• Task objective
Pull out exactly the lines from the line containing "Write a Python" to the line containing "right_erector_spinae = [108.8, 28.7, 34.6]", both lines included, with pictures removed from the copy.

• Raw data
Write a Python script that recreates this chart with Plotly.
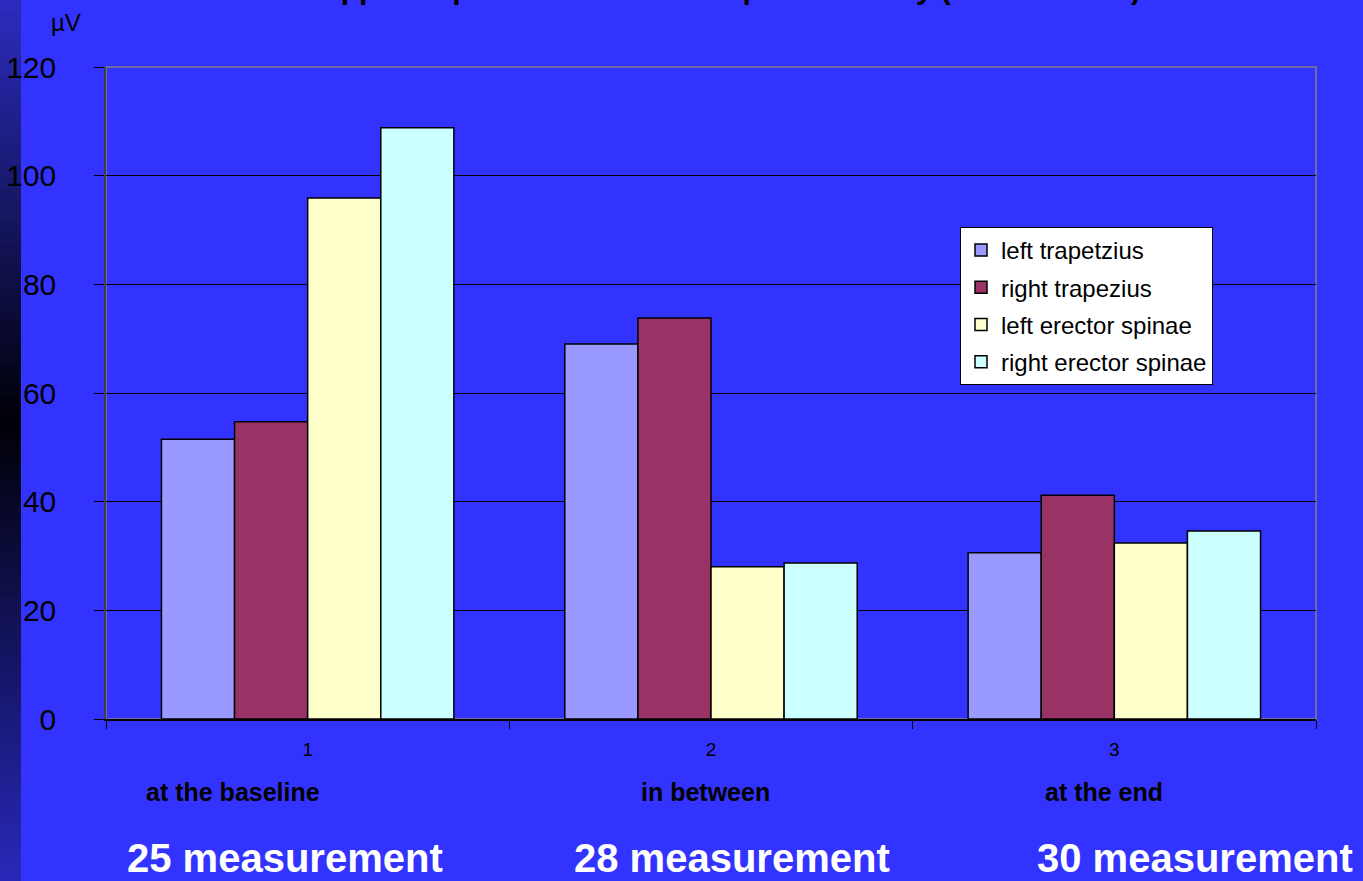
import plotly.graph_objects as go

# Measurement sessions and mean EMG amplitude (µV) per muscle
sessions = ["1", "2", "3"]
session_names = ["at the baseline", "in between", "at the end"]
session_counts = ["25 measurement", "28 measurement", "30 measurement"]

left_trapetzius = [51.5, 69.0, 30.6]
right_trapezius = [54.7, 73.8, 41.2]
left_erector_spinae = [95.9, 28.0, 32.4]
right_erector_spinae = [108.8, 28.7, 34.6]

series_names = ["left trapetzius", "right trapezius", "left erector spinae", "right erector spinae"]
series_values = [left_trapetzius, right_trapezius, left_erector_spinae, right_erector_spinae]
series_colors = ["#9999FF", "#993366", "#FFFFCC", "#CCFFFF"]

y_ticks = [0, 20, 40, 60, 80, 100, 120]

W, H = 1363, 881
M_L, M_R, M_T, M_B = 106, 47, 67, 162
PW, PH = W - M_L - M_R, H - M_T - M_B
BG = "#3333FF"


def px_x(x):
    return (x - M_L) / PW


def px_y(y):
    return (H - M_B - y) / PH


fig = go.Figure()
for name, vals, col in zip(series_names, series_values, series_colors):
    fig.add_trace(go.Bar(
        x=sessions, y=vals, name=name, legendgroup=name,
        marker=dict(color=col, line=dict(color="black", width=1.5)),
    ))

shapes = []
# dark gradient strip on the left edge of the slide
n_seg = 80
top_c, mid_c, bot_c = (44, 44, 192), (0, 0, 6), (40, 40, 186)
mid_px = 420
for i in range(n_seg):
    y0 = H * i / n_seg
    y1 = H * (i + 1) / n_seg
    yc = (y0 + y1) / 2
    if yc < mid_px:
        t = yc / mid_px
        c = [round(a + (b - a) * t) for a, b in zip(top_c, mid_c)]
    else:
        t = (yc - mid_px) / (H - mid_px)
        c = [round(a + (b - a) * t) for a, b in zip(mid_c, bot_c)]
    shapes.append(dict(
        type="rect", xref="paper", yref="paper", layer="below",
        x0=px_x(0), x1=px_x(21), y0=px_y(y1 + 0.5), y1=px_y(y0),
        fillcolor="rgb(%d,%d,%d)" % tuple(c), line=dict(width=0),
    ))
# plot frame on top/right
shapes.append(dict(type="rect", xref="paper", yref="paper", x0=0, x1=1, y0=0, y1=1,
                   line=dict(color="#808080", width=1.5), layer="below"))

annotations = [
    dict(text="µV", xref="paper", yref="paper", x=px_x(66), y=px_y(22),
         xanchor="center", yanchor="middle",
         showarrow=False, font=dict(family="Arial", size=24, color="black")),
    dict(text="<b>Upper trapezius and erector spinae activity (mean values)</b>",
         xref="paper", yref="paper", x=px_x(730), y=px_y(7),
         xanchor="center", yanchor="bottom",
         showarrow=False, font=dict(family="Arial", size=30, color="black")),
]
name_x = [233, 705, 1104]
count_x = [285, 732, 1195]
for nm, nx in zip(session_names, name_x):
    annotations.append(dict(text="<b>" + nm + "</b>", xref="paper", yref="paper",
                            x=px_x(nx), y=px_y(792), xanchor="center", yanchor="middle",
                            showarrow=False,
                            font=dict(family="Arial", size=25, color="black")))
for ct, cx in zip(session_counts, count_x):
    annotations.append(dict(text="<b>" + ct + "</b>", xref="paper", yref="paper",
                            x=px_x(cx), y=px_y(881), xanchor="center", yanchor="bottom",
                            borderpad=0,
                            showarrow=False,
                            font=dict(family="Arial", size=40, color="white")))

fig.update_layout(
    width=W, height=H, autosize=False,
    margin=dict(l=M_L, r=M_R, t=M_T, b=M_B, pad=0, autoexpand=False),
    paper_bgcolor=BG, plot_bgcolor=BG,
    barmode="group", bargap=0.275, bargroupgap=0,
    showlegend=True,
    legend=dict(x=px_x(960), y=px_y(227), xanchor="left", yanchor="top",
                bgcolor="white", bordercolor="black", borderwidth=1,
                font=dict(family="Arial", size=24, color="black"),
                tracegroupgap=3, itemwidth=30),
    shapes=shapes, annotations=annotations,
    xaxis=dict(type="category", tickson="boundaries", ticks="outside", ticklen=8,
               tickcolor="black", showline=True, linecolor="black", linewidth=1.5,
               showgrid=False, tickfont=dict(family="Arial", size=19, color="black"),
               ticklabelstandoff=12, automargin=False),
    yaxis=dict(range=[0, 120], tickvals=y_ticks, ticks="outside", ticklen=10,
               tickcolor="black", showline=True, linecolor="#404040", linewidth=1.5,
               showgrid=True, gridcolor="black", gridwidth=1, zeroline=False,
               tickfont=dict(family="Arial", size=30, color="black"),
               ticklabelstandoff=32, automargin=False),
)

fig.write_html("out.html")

==

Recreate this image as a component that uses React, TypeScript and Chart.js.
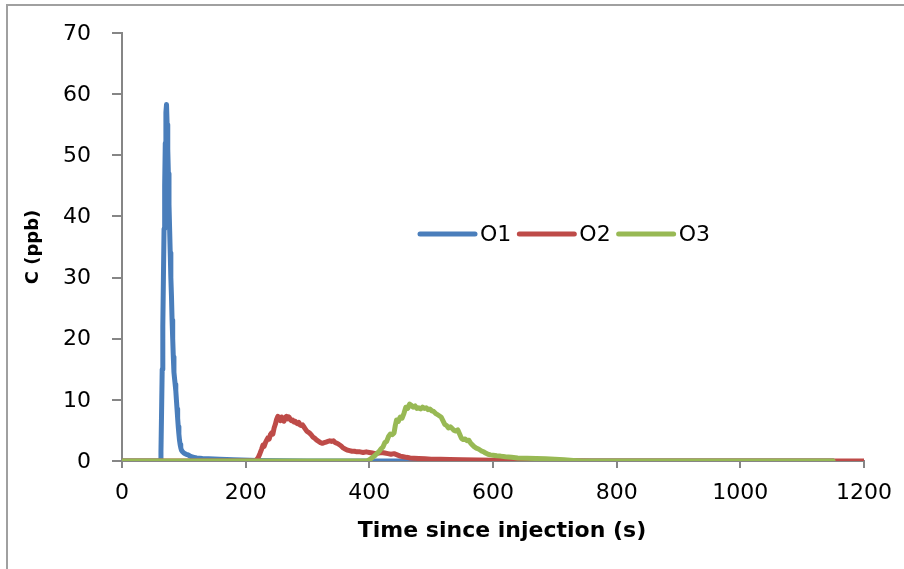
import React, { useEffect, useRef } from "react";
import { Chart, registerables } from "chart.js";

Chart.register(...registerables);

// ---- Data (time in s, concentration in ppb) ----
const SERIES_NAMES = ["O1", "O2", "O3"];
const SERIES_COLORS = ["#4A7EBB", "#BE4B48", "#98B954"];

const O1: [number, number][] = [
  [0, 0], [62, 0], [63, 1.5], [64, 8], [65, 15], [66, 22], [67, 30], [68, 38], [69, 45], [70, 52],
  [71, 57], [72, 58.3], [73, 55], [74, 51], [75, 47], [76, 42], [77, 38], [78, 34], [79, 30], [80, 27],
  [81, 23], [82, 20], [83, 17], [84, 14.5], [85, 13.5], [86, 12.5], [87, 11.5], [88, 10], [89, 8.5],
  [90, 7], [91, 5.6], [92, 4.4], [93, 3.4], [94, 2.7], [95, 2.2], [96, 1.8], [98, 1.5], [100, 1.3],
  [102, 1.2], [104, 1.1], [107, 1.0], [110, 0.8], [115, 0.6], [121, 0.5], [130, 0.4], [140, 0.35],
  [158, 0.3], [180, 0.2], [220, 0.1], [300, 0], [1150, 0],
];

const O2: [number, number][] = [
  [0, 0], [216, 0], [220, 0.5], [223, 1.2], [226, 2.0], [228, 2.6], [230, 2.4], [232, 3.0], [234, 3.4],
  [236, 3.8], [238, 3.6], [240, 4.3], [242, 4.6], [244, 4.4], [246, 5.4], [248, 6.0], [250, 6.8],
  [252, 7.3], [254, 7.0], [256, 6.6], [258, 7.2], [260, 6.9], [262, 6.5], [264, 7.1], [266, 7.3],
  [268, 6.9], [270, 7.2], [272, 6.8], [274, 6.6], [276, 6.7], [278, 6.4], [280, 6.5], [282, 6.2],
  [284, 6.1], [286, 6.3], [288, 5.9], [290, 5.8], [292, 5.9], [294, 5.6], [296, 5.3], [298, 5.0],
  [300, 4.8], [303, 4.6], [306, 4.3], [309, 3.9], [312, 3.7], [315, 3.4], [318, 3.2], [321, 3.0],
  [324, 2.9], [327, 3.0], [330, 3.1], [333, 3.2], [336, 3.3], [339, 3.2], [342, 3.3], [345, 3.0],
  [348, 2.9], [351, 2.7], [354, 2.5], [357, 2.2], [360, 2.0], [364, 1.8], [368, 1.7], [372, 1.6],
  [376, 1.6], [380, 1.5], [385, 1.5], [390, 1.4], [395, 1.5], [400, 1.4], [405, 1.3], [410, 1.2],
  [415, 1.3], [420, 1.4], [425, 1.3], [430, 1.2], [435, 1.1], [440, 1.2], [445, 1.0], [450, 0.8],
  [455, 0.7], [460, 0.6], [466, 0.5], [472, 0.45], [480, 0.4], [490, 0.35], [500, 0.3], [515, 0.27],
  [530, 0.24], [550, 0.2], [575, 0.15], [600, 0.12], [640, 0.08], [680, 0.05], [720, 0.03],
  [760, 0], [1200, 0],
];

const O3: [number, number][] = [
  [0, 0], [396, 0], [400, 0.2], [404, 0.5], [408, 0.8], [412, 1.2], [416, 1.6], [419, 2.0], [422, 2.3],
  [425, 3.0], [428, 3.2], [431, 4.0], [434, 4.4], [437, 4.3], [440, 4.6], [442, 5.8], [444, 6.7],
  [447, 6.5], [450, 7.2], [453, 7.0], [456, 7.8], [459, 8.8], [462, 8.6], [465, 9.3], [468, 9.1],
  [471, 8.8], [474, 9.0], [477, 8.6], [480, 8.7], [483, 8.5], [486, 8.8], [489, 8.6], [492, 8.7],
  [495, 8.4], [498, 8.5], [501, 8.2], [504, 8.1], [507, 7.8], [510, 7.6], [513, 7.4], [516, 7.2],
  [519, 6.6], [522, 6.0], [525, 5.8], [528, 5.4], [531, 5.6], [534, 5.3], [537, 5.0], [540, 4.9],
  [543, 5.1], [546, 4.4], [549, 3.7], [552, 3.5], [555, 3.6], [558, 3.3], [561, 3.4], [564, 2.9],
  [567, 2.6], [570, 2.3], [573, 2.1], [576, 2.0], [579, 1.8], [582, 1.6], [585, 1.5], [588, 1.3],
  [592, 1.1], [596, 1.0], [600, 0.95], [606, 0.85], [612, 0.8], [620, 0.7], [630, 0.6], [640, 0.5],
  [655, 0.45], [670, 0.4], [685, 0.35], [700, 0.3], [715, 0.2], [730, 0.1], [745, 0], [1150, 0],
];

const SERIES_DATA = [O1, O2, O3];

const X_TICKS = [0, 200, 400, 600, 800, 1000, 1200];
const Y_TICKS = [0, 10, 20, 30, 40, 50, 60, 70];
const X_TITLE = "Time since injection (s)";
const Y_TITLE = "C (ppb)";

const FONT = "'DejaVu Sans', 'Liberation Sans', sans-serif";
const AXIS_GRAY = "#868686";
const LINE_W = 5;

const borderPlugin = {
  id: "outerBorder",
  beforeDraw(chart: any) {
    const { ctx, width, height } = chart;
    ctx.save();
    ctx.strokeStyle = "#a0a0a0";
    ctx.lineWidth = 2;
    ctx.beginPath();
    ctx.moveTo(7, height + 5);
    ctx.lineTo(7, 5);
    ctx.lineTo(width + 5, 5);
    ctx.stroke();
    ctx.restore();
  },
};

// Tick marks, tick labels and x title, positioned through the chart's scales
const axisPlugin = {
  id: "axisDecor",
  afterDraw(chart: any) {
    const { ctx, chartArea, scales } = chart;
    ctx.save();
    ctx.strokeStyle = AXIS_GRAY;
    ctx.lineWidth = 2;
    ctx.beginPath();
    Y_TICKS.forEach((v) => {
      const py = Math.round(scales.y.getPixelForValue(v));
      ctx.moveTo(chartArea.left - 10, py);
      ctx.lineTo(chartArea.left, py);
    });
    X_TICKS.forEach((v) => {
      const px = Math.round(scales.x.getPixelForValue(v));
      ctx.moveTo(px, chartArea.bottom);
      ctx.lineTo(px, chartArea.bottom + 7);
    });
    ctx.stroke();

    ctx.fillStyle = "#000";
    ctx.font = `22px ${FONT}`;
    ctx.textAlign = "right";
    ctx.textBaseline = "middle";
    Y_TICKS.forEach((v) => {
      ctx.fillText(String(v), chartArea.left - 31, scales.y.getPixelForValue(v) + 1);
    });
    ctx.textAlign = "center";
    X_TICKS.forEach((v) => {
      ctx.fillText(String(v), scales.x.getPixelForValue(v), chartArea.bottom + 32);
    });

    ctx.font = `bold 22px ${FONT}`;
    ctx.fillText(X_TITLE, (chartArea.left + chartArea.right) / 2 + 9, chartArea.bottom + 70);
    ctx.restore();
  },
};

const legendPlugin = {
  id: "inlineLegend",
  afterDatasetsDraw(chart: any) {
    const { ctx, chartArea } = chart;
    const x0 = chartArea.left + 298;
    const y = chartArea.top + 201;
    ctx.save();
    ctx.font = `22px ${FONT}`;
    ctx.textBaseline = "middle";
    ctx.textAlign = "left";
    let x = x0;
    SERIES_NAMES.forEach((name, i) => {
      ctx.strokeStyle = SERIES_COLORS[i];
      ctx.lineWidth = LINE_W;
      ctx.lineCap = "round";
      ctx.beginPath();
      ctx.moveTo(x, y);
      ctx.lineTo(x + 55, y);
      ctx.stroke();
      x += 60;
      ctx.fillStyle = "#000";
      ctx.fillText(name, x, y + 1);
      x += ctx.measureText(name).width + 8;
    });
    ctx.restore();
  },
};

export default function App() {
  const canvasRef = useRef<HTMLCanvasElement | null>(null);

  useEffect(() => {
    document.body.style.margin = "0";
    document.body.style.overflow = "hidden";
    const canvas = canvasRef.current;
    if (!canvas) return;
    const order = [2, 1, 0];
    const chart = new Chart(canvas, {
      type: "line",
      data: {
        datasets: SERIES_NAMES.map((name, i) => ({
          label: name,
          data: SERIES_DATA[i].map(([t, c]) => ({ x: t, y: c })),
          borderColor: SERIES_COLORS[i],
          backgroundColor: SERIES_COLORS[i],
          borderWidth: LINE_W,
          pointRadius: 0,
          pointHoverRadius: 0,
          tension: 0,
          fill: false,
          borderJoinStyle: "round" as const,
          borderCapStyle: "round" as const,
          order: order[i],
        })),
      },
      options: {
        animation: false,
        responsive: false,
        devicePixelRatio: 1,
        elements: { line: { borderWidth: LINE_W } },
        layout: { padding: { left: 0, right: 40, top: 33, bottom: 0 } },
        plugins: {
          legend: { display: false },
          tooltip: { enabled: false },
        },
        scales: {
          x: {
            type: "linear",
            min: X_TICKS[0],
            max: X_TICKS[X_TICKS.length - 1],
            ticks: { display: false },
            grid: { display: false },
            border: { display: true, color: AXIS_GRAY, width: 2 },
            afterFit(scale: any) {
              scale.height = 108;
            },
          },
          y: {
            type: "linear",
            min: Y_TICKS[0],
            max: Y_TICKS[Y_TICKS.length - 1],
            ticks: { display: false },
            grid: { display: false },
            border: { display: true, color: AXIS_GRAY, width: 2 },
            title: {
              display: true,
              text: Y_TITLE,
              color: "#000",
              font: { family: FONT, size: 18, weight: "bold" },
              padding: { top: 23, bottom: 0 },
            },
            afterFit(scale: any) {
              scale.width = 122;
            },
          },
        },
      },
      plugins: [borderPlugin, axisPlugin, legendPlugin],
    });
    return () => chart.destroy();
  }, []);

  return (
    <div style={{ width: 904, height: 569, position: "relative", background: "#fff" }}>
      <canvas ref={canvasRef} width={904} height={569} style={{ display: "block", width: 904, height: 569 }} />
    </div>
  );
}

==

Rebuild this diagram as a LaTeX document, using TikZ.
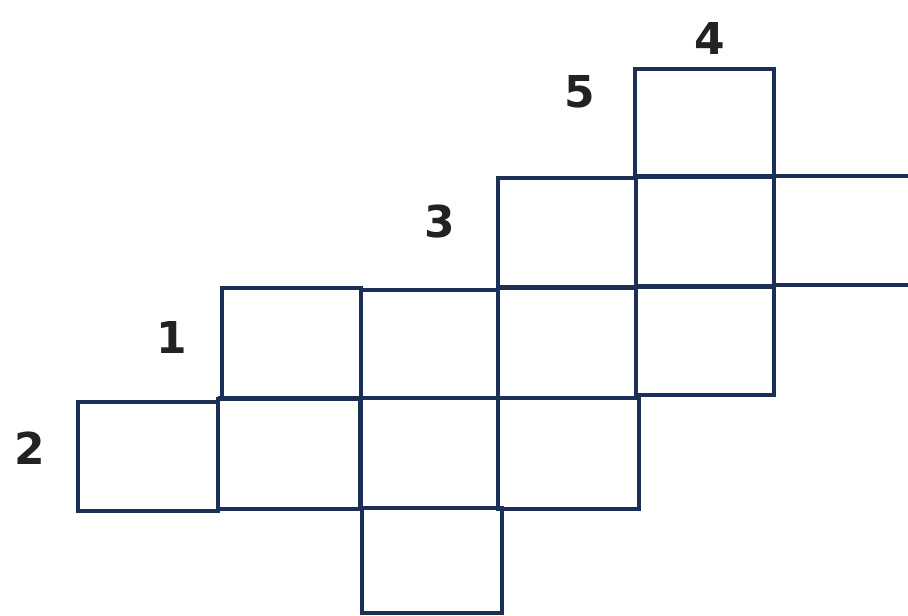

• Result of the exercise
Write a Python script that recreates this chart with Plotly.
import plotly.graph_objects as go

# Measurement sessions and mean EMG amplitude (µV) per muscle
sessions = ["1", "2", "3"]
session_names = ["at the baseline", "in between", "at the end"]
session_counts = ["25 measurement", "28 measurement", "30 measurement"]

left_trapetzius = [51.5, 69.0, 30.6]
right_trapezius = [54.7, 73.8, 41.2]
left_erector_spinae = [95.9, 28.0, 32.4]
right_erector_spinae = [108.8, 28.7, 34.6]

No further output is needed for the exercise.